Tax Obligations for Rhinebeck STR Operators

New York State imposes a 4% state sales tax on short-term rental stays, and Dutchess County adds its own occupancy/hotel tax layer. Rhinebeck operators must also register with the New York State Department of Taxation and Finance for sales tax collection purposes. Airbnb remits certain taxes automatically in New York, but hosts remain responsible for ensuring compliance and should not assume platform remittance covers all local obligations. Consult a CPA familiar with New York STR taxation before your first booking—penalties for under-remittance accrue interest and can create significant back-tax exposure.

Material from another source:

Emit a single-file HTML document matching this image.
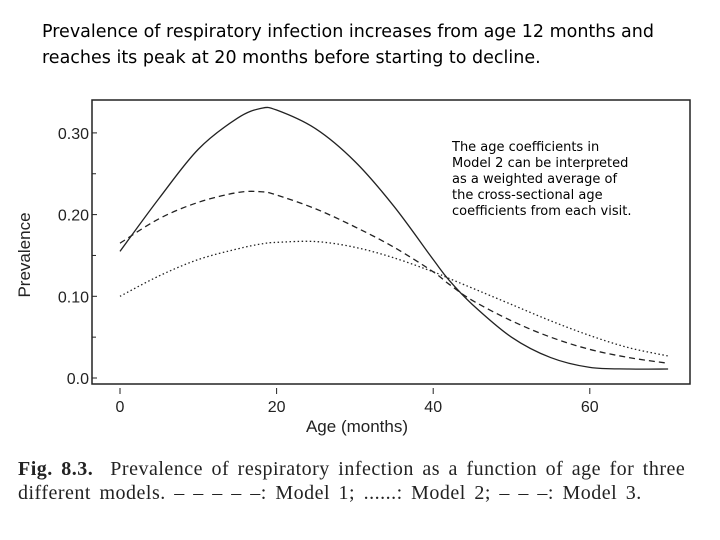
<!DOCTYPE html>
<html><head><meta charset="utf-8"><style>
body{margin:0;background:#fff;width:720px;height:540px;overflow:hidden;position:relative}
.t{position:absolute;font-family:"DejaVu Sans",sans-serif;font-size:17.5px;color:#000;left:42px;line-height:26px;white-space:nowrap}
.c{position:absolute;left:18px;font-family:"Liberation Serif",serif;font-size:20px;color:#222;white-space:nowrap;letter-spacing:0.5px;word-spacing:3px}
</style></head><body>
<div class="t" style="top:19px">Prevalence of respiratory infection increases from age 12 months and<br>reaches its peak at 20 months before starting to decline.</div>
<svg width="720" height="540" style="position:absolute;left:0;top:0">
<rect x="92" y="100" width="598" height="284" fill="none" stroke="#222" stroke-width="1.5"/>
<g id="axes" font-family="Liberation Sans,sans-serif" font-size="16" fill="#222"></g>
<g id="series"></g>
<text x="30" y="255" transform="rotate(-90 30 255)" text-anchor="middle" font-family="Liberation Sans,sans-serif" font-size="17" fill="#222">Prevalence</text>
<text x="357" y="432" text-anchor="middle" font-family="Liberation Sans,sans-serif" font-size="17" fill="#222">Age (months)</text>
<g font-family="DejaVu Sans,sans-serif" font-size="13" fill="#000">
<text x="452" y="151">The age coefficients in</text>
<text x="452" y="167">Model 2 can be interpreted</text>
<text x="452" y="183">as a weighted average of</text>
<text x="452" y="199">the cross-sectional age</text>
<text x="452" y="215">coefficients from each visit.</text>
</g>
</svg>
<div class="c" style="top:458px"><b>Fig. 8.3.</b>&nbsp; Prevalence of respiratory infection as a function of age for three</div>
<div class="c" style="top:482px">different models. – – – – –: Model 1; ......: Model 2; – – –: Model 3.</div>
<script>
const ages=[0,5,10,15,18,20,25,30,35,40,42,45,50,55,60,65,70];
const model1=[0.155,0.22,0.28,0.318,0.33,0.328,0.305,0.265,0.21,0.145,0.12,0.09,0.05,0.025,0.013,0.011,0.011];
const model2=[0.165,0.195,0.215,0.227,0.228,0.224,0.207,0.185,0.16,0.13,0.115,0.095,0.07,0.05,0.035,0.025,0.018];
const model3=[0.10,0.125,0.145,0.158,0.164,0.166,0.167,0.16,0.147,0.13,0.122,0.11,0.09,0.07,0.052,0.037,0.027];
const xTicks=[0,20,40,60];
const yTicks=[0,0.1,0.2,0.3];
const yTickLabels=["0.0","0.10","0.20","0.30"];
const xs=v=>120+v*7.83, ys=v=>378-v*817;
const NS="http://www.w3.org/2000/svg";
const ax=document.getElementById('axes'), sg=document.getElementById('series');
function mk(tag,at,parent){const e=document.createElementNS(NS,tag);for(const k in at)e.setAttribute(k,at[k]);parent.appendChild(e);return e;}
xTicks.forEach(t=>{
 const l=mk('line',{x1:xs(t),x2:xs(t),y1:388,y2:394,stroke:'#222'},ax);
 
 
 const tx=mk('text',{x:xs(t),y:412,'text-anchor':'middle'},ax);tx.textContent=t;
 
 
});
yTicks.forEach((t,i)=>{
 const l=mk('line',{x1:92,x2:97,y1:ys(t),y2:ys(t),stroke:'#222'},ax);
 
 
 const tx=mk('text',{x:89,y:ys(t)+6,'text-anchor':'end'},ax);tx.textContent=yTickLabels[i];
 
 
});
[0.05,0.15,0.25].forEach(t=>{mk('line',{x1:92,x2:96,y1:ys(t),y2:ys(t),stroke:'#222'},ax);});
function path(vals){let d='';const p=ages.map((a,i)=>[xs(a),ys(vals[i])]);
 d='M'+p[0][0]+','+p[0][1];
 for(let i=0;i<p.length-1;i++){const p0=p[i-1]||p[i],p1=p[i],p2=p[i+1],p3=p[i+2]||p2;
  d+=' C'+(p1[0]+(p2[0]-p0[0])/6)+','+(p1[1]+(p2[1]-p0[1])/6)+' '+(p2[0]-(p3[0]-p1[0])/6)+','+(p2[1]-(p3[1]-p1[1])/6)+' '+p2[0]+','+p2[1];}
 return d;}
const s1=mk('path',{d:path(model1),fill:'none',stroke:'#222','stroke-width':1.3},sg);


const s2=mk('path',{d:path(model2),fill:'none',stroke:'#222','stroke-width':1.3,'stroke-dasharray':'6,4'},sg);


const s3=mk('path',{d:path(model3),fill:'none',stroke:'#222','stroke-width':1.3,'stroke-dasharray':'1.5,2.5'},sg);


</script>
</body></html>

HOA and Condo Considerations

Many of Rhinebeck's charming historic properties are single-family homes without HOA governance, but any condominium or planned community purchase requires a thorough review of CC&Rs before assuming STR use is permitted. New York courts have generally upheld HOA STR prohibitions, meaning a deed restriction can override your municipal permit entirely.

Nearby Alternatives for Flexible STR Investment

Investors priced out or regulated out of Rhinebeck often pivot to Red Hook, Tivoli, or Millbrook in Dutchess County, or cross into Columbia County to target Hudson or Catskill, where STR frameworks may be more accommodating. The Catskills corridor—particularly properties in Sullivan and Ulster Counties—offers less restrictive STR environments with comparable Hudson Valley demand drivers.

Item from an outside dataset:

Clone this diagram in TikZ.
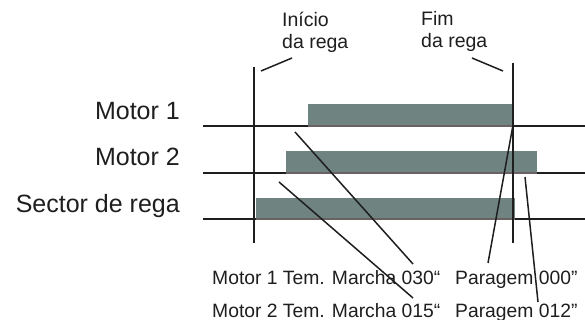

Investor Tips for Rhinebeck

  • Verify owner-occupancy requirements before closing: The single highest-risk factor in Rhinebeck is purchasing a non-owner-occupied investment property only to discover the village prohibits STRs in that use class. Get written zoning confirmation from the Building Department before removing inspection contingencies—not after.
  • Budget $1,500–$3,000 for permitting and compliance setup: This includes permit fees, a life-safety inspection, legal review of the STR ordinance, and any required property modifications (additional smoke detectors, egress improvements). Do not underwrite this at zero.
  • Model conservative occupancy at 55–65% annually: Rhinebeck demand is seasonally concentrated in fall and summer weekends. Off-peak winter occupancy can drop dramatically. Stress-test your debt service coverage at 50% occupancy before committing to financing.
  • Hire a local property manager with STR permit experience: Most Rhinebeck permit applications require a local emergency contact within 30 miles. A qualified PM satisfies this requirement and reduces noise/complaint risk that triggers enforcement visits. Budget 20–25% of gross revenue for full-service management.
  • Target properties with existing STR operating history: A seller who has held a valid permit for 2+ years provides proof of concept, established reviews, and transferable booking calendars. This de-risks your ramp-up period significantly compared to a greenfield conversion.
  • Register for New York State sales tax before your first booking: Operating even one night without proper tax registration creates retroactive liability. The NY DTF registration is free and can be completed online in under an hour—there is no excuse for skipping this step.
  • Monitor village board meetings actively: Rhinebeck's STR rules have been evolving. Sign up for village meeting agendas and attend or review minutes quarterly. A regulation change—such as a night cap or owner-occupancy mandate—can materially impair asset value with 90 days' notice.
  • Price for weddings aggressively: Rhinebeck's wedding venue corridor (Beekman Arms, Grasmere, etc.) drives Friday–Sunday bookings at rates 40–60% above standard Hudson Valley comps. A 4-bedroom property positioned as a wedding-party retreat can generate $5,000–$9,000 in a single peak weekend—but ensure your permit and house rules explicitly address event gatherings to avoid violations.